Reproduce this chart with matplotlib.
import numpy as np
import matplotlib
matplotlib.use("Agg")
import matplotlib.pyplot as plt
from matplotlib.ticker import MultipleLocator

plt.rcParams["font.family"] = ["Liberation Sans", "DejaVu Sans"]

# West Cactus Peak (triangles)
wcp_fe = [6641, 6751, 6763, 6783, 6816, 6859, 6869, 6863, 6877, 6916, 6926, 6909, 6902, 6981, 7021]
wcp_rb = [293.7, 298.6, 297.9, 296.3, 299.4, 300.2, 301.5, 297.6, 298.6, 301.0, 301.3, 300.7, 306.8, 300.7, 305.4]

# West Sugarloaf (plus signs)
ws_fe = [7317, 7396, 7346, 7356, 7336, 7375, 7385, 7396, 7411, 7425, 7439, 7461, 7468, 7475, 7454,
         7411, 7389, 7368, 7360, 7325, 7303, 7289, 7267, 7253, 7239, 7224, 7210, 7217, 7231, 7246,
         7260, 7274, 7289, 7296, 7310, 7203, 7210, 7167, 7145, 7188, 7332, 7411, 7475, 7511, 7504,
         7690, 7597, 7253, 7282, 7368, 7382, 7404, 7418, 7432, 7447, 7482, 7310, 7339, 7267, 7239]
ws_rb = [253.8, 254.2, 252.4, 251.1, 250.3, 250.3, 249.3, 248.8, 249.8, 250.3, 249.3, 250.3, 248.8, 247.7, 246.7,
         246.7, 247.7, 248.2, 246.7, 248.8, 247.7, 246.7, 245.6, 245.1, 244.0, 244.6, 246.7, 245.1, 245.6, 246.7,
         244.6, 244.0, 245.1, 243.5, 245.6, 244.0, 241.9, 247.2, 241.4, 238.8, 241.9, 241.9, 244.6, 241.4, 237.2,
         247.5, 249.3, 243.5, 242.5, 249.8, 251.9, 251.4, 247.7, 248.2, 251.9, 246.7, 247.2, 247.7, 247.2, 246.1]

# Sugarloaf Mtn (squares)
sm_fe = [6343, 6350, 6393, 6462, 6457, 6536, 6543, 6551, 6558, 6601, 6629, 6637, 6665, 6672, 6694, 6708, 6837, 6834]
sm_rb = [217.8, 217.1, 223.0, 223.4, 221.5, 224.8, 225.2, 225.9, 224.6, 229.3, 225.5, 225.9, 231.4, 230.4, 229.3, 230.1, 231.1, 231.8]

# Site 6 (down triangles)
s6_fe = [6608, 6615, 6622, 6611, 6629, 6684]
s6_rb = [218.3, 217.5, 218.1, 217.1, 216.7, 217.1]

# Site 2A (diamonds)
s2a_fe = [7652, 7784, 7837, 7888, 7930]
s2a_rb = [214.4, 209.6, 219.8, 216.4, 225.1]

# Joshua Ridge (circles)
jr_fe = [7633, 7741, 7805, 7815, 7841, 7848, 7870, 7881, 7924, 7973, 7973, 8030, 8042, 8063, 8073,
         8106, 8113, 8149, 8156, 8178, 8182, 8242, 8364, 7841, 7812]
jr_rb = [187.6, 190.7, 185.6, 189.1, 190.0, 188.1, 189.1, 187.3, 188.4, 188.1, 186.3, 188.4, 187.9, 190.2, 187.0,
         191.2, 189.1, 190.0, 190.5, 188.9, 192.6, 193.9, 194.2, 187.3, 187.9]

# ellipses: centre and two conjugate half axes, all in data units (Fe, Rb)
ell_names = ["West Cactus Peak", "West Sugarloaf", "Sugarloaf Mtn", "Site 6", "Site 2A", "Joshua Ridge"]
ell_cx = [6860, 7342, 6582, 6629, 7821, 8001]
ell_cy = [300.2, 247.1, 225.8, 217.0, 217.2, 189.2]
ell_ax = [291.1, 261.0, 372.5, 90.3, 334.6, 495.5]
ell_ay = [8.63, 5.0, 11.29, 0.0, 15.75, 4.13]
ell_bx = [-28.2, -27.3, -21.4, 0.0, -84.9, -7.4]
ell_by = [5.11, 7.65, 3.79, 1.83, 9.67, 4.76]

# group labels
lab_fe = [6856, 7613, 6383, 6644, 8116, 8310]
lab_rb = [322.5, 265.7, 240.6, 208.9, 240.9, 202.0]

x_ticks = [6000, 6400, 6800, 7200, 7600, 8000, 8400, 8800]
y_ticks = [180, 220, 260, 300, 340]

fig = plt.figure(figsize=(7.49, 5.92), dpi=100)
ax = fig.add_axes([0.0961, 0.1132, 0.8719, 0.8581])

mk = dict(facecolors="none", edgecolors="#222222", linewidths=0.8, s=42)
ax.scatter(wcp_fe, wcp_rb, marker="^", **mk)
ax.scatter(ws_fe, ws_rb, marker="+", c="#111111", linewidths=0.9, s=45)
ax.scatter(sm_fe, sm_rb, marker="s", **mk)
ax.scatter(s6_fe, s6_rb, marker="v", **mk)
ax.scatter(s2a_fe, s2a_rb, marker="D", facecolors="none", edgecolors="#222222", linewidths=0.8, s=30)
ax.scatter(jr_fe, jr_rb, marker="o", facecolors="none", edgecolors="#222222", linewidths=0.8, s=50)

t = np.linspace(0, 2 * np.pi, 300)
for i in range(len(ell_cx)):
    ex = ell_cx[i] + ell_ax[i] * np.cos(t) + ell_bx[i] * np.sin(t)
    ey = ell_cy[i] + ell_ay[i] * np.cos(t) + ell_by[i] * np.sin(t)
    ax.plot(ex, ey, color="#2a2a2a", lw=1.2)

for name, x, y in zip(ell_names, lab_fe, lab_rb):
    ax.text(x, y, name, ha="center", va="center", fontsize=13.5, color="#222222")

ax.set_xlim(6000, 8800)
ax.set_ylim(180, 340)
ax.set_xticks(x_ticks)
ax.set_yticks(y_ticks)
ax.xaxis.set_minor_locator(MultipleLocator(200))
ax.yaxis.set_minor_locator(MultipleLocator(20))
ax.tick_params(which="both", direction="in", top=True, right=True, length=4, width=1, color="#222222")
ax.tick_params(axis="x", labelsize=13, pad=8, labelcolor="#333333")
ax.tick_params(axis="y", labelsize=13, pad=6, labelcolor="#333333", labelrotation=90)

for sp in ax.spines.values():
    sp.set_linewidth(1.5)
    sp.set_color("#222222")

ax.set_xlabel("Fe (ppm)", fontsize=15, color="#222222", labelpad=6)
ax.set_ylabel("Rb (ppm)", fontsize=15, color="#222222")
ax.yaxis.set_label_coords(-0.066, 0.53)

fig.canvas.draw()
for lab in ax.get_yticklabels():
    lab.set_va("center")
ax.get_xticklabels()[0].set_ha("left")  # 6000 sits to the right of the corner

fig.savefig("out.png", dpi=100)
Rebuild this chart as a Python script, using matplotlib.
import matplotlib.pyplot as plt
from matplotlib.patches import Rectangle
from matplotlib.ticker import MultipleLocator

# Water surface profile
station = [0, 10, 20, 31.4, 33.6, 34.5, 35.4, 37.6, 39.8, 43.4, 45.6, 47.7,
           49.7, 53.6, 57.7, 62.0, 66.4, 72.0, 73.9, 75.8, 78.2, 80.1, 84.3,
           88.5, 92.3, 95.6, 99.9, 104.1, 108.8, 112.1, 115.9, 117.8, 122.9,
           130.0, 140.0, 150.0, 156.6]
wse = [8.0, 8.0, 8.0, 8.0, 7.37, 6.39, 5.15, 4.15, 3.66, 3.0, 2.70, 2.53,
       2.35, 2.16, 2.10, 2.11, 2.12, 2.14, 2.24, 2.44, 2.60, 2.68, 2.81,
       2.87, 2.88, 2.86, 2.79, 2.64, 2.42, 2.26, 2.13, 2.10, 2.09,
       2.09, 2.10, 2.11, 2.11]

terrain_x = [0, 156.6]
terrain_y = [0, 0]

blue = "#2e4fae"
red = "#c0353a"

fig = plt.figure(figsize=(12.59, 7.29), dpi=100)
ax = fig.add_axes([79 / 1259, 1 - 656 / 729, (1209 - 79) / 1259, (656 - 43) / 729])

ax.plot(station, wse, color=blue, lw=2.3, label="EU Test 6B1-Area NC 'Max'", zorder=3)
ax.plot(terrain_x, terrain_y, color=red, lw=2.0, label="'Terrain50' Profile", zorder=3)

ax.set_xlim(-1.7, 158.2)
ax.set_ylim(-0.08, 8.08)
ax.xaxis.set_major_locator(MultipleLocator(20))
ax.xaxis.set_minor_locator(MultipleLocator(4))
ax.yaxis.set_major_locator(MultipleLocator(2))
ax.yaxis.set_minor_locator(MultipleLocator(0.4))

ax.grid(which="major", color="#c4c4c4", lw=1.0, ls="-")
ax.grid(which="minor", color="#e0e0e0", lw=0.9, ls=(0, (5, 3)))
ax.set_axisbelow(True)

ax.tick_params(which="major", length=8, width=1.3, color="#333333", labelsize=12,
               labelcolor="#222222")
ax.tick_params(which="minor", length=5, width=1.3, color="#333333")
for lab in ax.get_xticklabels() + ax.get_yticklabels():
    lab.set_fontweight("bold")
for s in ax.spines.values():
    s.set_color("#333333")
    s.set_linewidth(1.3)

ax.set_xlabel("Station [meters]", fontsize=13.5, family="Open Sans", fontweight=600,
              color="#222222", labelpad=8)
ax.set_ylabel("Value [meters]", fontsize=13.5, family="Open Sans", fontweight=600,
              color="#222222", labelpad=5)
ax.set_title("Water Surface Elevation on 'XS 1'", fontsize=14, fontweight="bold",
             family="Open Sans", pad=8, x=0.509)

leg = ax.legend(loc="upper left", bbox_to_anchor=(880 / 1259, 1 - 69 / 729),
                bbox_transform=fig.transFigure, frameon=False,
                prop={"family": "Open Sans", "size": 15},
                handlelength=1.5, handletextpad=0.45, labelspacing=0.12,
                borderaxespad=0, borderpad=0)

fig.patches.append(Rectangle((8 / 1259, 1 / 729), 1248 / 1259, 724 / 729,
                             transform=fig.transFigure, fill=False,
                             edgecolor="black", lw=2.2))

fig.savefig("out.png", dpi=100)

### To be done
Give back exactly the lines from the beginning of the records through the line containing "306.8, 300.7, 305.4]", and only those.

### Task result
Reproduce this chart with matplotlib.
import numpy as np
import matplotlib
matplotlib.use("Agg")
import matplotlib.pyplot as plt
from matplotlib.ticker import MultipleLocator

plt.rcParams["font.family"] = ["Liberation Sans", "DejaVu Sans"]

# West Cactus Peak (triangles)
wcp_fe = [6641, 6751, 6763, 6783, 6816, 6859, 6869, 6863, 6877, 6916, 6926, 6909, 6902, 6981, 7021]
wcp_rb = [293.7, 298.6, 297.9, 296.3, 299.4, 300.2, 301.5, 297.6, 298.6, 301.0, 301.3, 300.7, 306.8, 300.7, 305.4]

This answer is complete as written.